Une réorientation à multiples conséquences
La réorientation de la demande en faveur des biens physiques nécessite une augmentation des capacités de production ce qui nécessite au préalable une hausse des dépenses d’investissement. Depuis le milieu de l’année 2020, les entreprises accroissent leurs efforts d’équipement, ce qui pourrait les conduire à emprunter de manière plus importante. Si ce processus se poursuivait, les taux d’intérêt pourraient augmenter d’autant plus que les besoins de financement publics sont également en forte croissance. Les entreprises comme les administrations doivent, par ailleurs, investir pour décarboner leurs activités.
Depuis la crise financière de 2008, le commerce mondial augmentait moins vite que le PIB en raison de la progression des services. Une réorientation de la consommation en faveur des biens industriels devrait, au contraire, favoriser les échanges internationaux. Cette « remondialisation » a comme limite le souhait des gouvernements occidentaux de relocaliser certaines activités industrielles. Ce processus suppose un effort supplémentaire d’investissement et pourrait aboutir à une augmentation des prix réduisant le pouvoir d’achat des ménages.

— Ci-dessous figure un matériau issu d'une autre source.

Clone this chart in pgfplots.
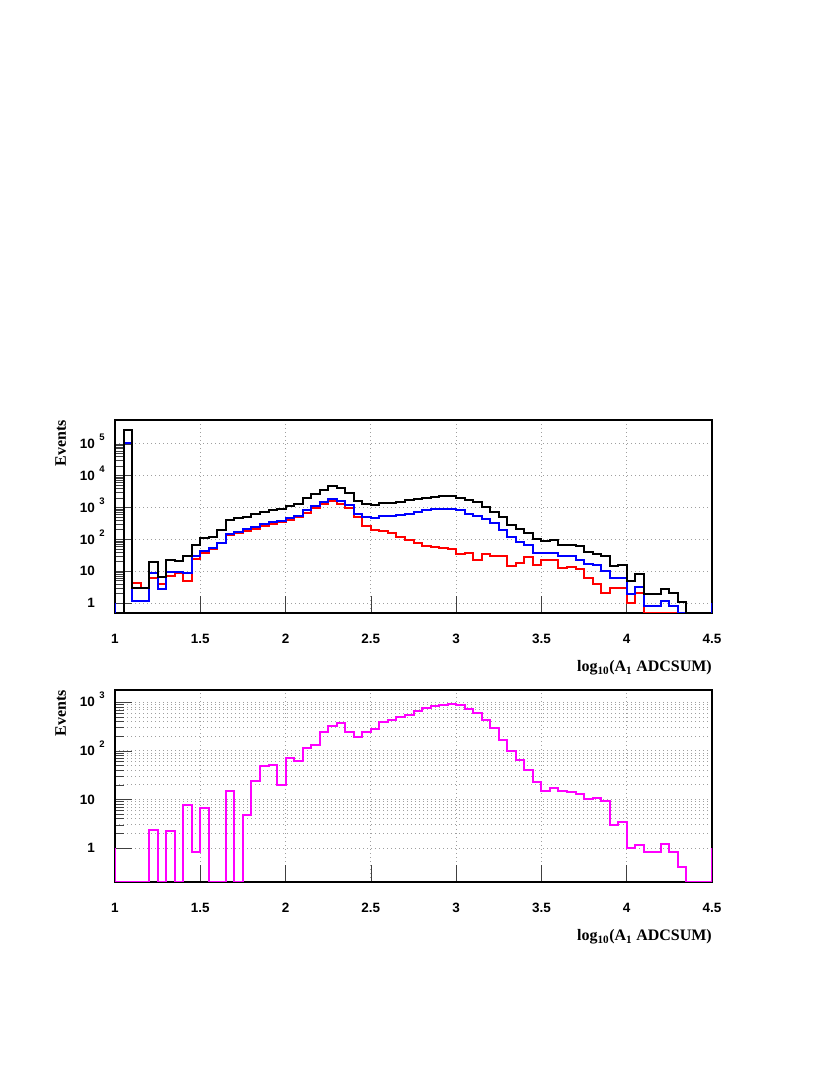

Elle est, de ce fait, considérée comme un puissant facteur de croissance en facilitant la diffusion du progrès technique. La demande en biens d’équipement numériques et robotiques devrait s’accentuer afin de faciliter la montée en puissance de l’offre.

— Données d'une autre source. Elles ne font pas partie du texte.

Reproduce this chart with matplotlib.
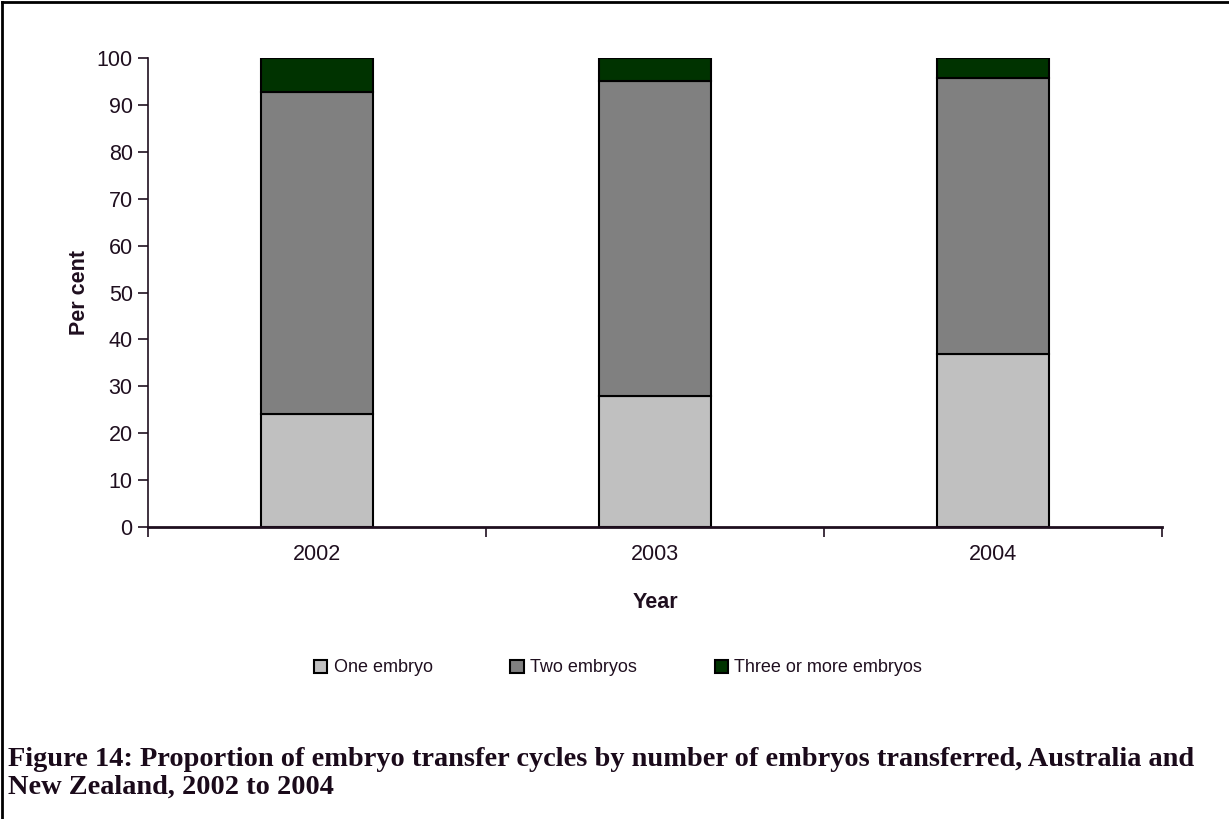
import matplotlib
matplotlib.use("Agg")
import matplotlib.pyplot as plt
from matplotlib.lines import Line2D
import numpy as np

years = ["2002", "2003", "2004"]
one_embryo = [24.2, 28.0, 36.9]
two_embryos = [68.6, 67.0, 58.8]
three_plus = [7.2, 5.0, 4.3]
series_names = ["One embryo", "Two embryos", "Three or more embryos"]
series_colors = ["#c0c0c0", "#808080", "#003300"]

txt = "#1f0f1f"
plt.rcParams['font.family'] = ['Liberation Sans', 'DejaVu Sans']

fig = plt.figure(figsize=(12.29, 8.19), dpi=100)
W, H = 1229, 819
ax = fig.add_axes([148 / W, 1 - 527 / H, (1162 - 148) / W, (527 - 58) / H])

x = np.arange(len(years))
bw = 0.33
bottom = np.zeros(len(years))
for vals, name, col in zip([one_embryo, two_embryos, three_plus], series_names, series_colors):
    ax.bar(x, vals, bw, bottom=bottom, color=col, edgecolor="black", linewidth=1.5, label=name)
    bottom += np.array(vals)

ax.set_xlim(-0.5, len(years) - 0.5)
ax.set_ylim(0, 100)
ax.set_yticks(range(0, 101, 10))
ax.set_xticks(x)
ax.set_xticks(np.arange(-0.5, len(years)), minor=True)
ax.set_xticklabels(years)
ax.tick_params(axis='x', which='major', length=0, pad=12, labelsize=15.5, colors=txt)
ax.tick_params(axis='x', which='minor', length=7, width=1.2, color=txt, direction='out')
ax.tick_params(axis='y', length=7, width=1.2, color=txt, labelsize=15.5, labelcolor=txt, pad=4)
for s in ["top", "right"]:
    ax.spines[s].set_visible(False)
ax.spines["left"].set_color(txt)
ax.spines["left"].set_linewidth(1.2)
ax.spines["bottom"].set_color(txt)
ax.spines["bottom"].set_linewidth(2)

ax.set_ylabel("Per cent", fontsize=15.5, fontweight="bold", color=txt, labelpad=5)
ax.set_xlabel("Year", fontsize=15.5, fontweight="bold", color=txt, labelpad=20)

leg = fig.legend(loc="center", bbox_to_anchor=(618 / W, 1 - 668 / H), ncol=3, frameon=False,
                 fontsize=13, handlelength=0.75, handleheight=0.75, columnspacing=4.3, handletextpad=0.35)
for t in leg.get_texts():
    t.set_color(txt)

fig.text(8 / W, 1 - 773 / H,
         "Figure 14: Proportion of embryo transfer cycles by number of embryos transferred, Australia and\nNew Zealand, 2002 to 2004",
         fontsize=20.4, fontweight="bold", family="Liberation Serif", va="center", ha="left",
         linespacing=1.15, color="#1a0a1a")

fig.lines.append(Line2D([2 / W, 2 / W], [0, 1 - 2 / H], transform=fig.transFigure, color="black", linewidth=2))
fig.lines.append(Line2D([2 / W, 1], [1 - 2 / H, 1 - 2 / H], transform=fig.transFigure, color="black", linewidth=2))

fig.savefig("out.png", dpi=100)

Cette réorientation de la consommation peut avoir plusieurs effets négatifs. La fabrication de produits industriels est émettrice de gaz à effet de serre. Pour respecter les objectifs des Accords de Paris, les États devront accroître leurs efforts de décarbonation. La hausse de la demande en matières premières et en énergie devrait s’accompagner d’une progression de leur prix, amenant un regain d’inflation. Les pays désindustrialisés comme la France ou le Royaume-Uni seront confrontés à un déficit extérieur croissant. Le développement des exportations industrielles sera donc une ardente priorité d’autant plus si le tourisme reste longuement pénalisé par la persistance de l’épidémie.